From when we first sat down in that second coffee shop, Will was sharing details from his life. Whether offering an anecdote about spending an evening with Navy Seals or talking about the various projects that he has worked on, every story he told taught me something about what it’s like to actually write in the real world. You have to put everything you have into each project. You have to do the research, plan, and edit. Then edit again and again and again. And then, if the project doesn’t pan out, you have to let it go. It’s a rough world; even when a script is sold, even when directors and actors are attached, it’s still a long way off from getting a movie made. It can dangle in development limbo forever, a fate worse than death. That’s why you should be careful about making it too autobiographical, Will told me, because it will be too hard to let go of, a piece of advice I certainly needed.

But under everything else, the most important element to Will’s world is friendliness. While this seems odd given Hollywood’s reputation, being an outgoing, trustworthy, loyal individual has helped Will more than a competitive attitude ever could (although there’s still a touch of that). Will’s expertise is in action movies, but he has an angle no one else has. A self-professed research junkie, Will had never fired a gun before working on Call of Duty: Modern Warfare 3. While other writers might’ve been content to make it up, to copy other movies or games, Will needed to experience it firsthand. This led to him reaching out to military experts: Seals, Delta Force operators, Special Forces, and more. Today, not only does he know how to shoot (with night-vision, no less), but he also has a host of contacts that he can reach out to at any time. Because he commits to his research and honors the stories of men who have risked their lives around the world, these soldiers, his friends, offer Will insights and details few writers have access to. They know that he will use their information to tell the best, and most honest, story possible. This is Will’s edge: not the ability to undercut or slander another writer, but to show up at a pitch with a folder full of information and say, “I know how this works.

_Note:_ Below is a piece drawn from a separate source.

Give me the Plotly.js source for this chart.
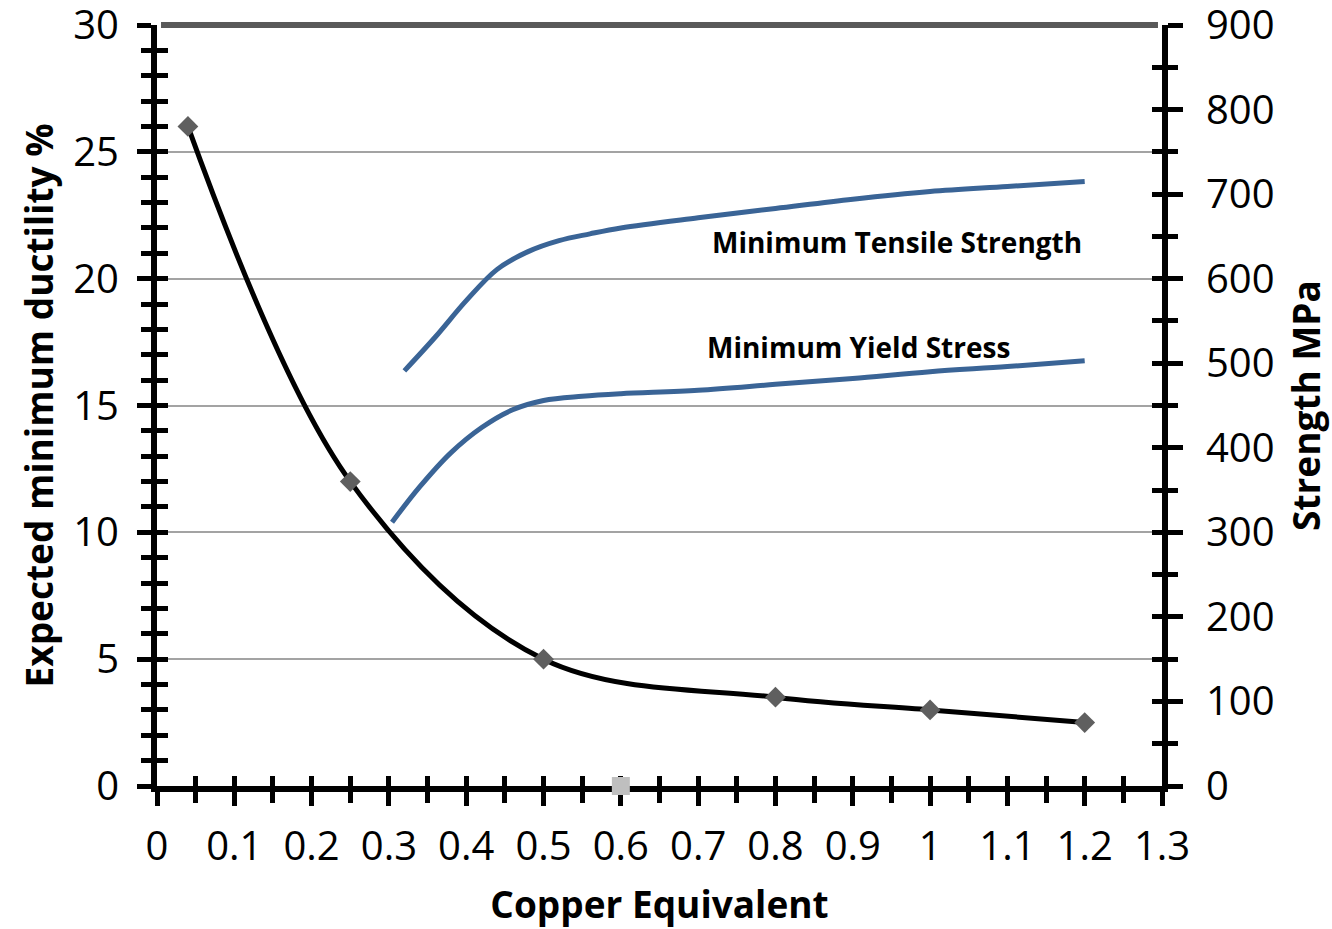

I am the right man for this project.” Which is not to say that Will is always the right man for the job. Sometimes, a job comes up that you have to pass on, because you have to be honest with yourself and not make promises you can’t keep. But when the right idea does come along, Will can put himself out there, knowing that he really will do the job better than anyone else.

During my day with Will, I got to sit in on a phone call with TV producers, read screenplay drafts, and discuss possible future projects. But the greatest thing to me were the stories. A man who has made it where so few have was willing to take the time to share his thoughts on writing with me, and I cannot be more grateful. Will’s commitment to research, to editing, and to fostering strong relationships will influence my own writing process for years to come. Entering the world of freelance screenwriting is a daunting prospect, but it didn’t stop Will Staples, and thanks to the time I got to spend with him, I hope it won’t stop me.